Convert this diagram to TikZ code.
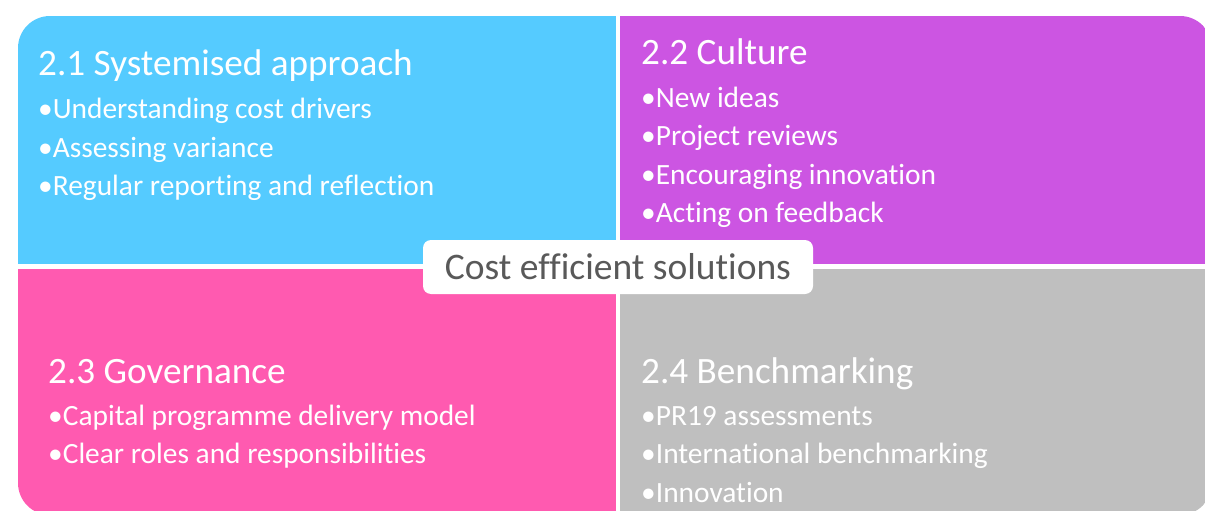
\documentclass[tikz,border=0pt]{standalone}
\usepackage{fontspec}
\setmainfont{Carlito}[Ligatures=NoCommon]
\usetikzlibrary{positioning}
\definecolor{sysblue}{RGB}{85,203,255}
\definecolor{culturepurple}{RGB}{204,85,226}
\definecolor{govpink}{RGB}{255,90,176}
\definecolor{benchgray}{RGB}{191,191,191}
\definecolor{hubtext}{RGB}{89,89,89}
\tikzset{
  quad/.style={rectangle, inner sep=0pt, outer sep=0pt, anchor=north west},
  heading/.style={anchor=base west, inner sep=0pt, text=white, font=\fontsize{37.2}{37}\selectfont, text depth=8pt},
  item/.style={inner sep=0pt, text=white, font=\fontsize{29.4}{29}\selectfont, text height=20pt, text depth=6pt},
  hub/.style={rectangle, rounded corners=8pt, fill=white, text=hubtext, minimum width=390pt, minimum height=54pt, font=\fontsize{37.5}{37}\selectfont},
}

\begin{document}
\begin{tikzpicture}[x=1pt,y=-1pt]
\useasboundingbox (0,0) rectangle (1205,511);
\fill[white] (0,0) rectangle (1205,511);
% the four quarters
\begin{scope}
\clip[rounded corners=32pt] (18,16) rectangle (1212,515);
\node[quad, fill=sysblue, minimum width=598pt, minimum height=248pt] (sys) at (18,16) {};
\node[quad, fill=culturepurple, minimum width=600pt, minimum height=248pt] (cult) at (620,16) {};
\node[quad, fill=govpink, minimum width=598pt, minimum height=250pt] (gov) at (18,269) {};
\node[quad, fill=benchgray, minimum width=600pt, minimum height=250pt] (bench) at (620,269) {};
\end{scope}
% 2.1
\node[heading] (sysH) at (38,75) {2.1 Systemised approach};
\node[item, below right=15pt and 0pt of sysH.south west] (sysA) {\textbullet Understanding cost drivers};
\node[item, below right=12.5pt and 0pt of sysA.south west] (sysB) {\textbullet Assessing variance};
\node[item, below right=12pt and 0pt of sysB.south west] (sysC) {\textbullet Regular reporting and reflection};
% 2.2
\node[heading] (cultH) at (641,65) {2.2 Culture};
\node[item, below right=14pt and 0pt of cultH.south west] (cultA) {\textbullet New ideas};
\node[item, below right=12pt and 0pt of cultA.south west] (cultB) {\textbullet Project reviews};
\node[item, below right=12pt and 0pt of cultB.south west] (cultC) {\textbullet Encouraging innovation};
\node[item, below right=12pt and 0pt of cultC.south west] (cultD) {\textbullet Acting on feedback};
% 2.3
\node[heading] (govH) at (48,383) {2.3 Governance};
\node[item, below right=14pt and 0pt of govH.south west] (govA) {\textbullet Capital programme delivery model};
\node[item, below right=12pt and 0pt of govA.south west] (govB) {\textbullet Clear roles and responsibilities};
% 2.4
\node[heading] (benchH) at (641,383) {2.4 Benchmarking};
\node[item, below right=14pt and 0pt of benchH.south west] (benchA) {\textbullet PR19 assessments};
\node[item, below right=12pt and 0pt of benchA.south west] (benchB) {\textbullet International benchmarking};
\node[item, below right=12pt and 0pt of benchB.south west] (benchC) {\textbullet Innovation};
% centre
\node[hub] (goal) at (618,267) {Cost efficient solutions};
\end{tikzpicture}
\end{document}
◆ ◆ ◆ ◆ ◆
Set task =>
The material above must be printed exactly, with its pictures left out.

Solved problem =>
Convert this diagram to TikZ code.
\documentclass[tikz,border=0pt]{standalone}
\usepackage{fontspec}
\setmainfont{Carlito}[Ligatures=NoCommon]
\usetikzlibrary{positioning}
\definecolor{sysblue}{RGB}{85,203,255}
\definecolor{culturepurple}{RGB}{204,85,226}
\definecolor{govpink}{RGB}{255,90,176}
\definecolor{benchgray}{RGB}{191,191,191}
\definecolor{hubtext}{RGB}{89,89,89}
\tikzset{
  quad/.style={rectangle, inner sep=0pt, outer sep=0pt, anchor=north west},
  heading/.style={anchor=base west, inner sep=0pt, text=white, font=\fontsize{37.2}{37}\selectfont, text depth=8pt},
  item/.style={inner sep=0pt, text=white, font=\fontsize{29.4}{29}\selectfont, text height=20pt, text depth=6pt},
  hub/.style={rectangle, rounded corners=8pt, fill=white, text=hubtext, minimum width=390pt, minimum height=54pt, font=\fontsize{37.5}{37}\selectfont},
}

\begin{document}
\begin{tikzpicture}[x=1pt,y=-1pt]
\useasboundingbox (0,0) rectangle (1205,511);
\fill[white] (0,0) rectangle (1205,511);
% the four quarters
\begin{scope}
\clip[rounded corners=32pt] (18,16) rectangle (1212,515);
\node[quad, fill=sysblue, minimum width=598pt, minimum height=248pt] (sys) at (18,16) {};
\node[quad, fill=culturepurple, minimum width=600pt, minimum height=248pt] (cult) at (620,16) {};
\node[quad, fill=govpink, minimum width=598pt, minimum height=250pt] (gov) at (18,269) {};
\node[quad, fill=benchgray, minimum width=600pt, minimum height=250pt] (bench) at (620,269) {};
\end{scope}
% 2.1
\node[heading] (sysH) at (38,75) {2.1 Systemised approach};
\node[item, below right=15pt and 0pt of sysH.south west] (sysA) {\textbullet Understanding cost drivers};
\node[item, below right=12.5pt and 0pt of sysA.south west] (sysB) {\textbullet Assessing variance};
\node[item, below right=12pt and 0pt of sysB.south west] (sysC) {\textbullet Regular reporting and reflection};
% 2.2
\node[heading] (cultH) at (641,65) {2.2 Culture};
\node[item, below right=14pt and 0pt of cultH.south west] (cultA) {\textbullet New ideas};
\node[item, below right=12pt and 0pt of cultA.south west] (cultB) {\textbullet Project reviews};
\node[item, below right=12pt and 0pt of cultB.south west] (cultC) {\textbullet Encouraging innovation};
\node[item, below right=12pt and 0pt of cultC.south west] (cultD) {\textbullet Acting on feedback};
% 2.3
\node[heading] (govH) at (48,383) {2.3 Governance};
\node[item, below right=14pt and 0pt of govH.south west] (govA) {\textbullet Capital programme delivery model};
\node[item, below right=12pt and 0pt of govA.south west] (govB) {\textbullet Clear roles and responsibilities};
% 2.4
\node[heading] (benchH) at (641,383) {2.4 Benchmarking};
\node[item, below right=14pt and 0pt of benchH.south west] (benchA) {\textbullet PR19 assessments};
\node[item, below right=12pt and 0pt of benchA.south west] (benchB) {\textbullet International benchmarking};
\node[item, below right=12pt and 0pt of benchB.south west] (benchC) {\textbullet Innovation};
% centre
\node[hub] (goal) at (618,267) {Cost efficient solutions};
\end{tikzpicture}
\end{document}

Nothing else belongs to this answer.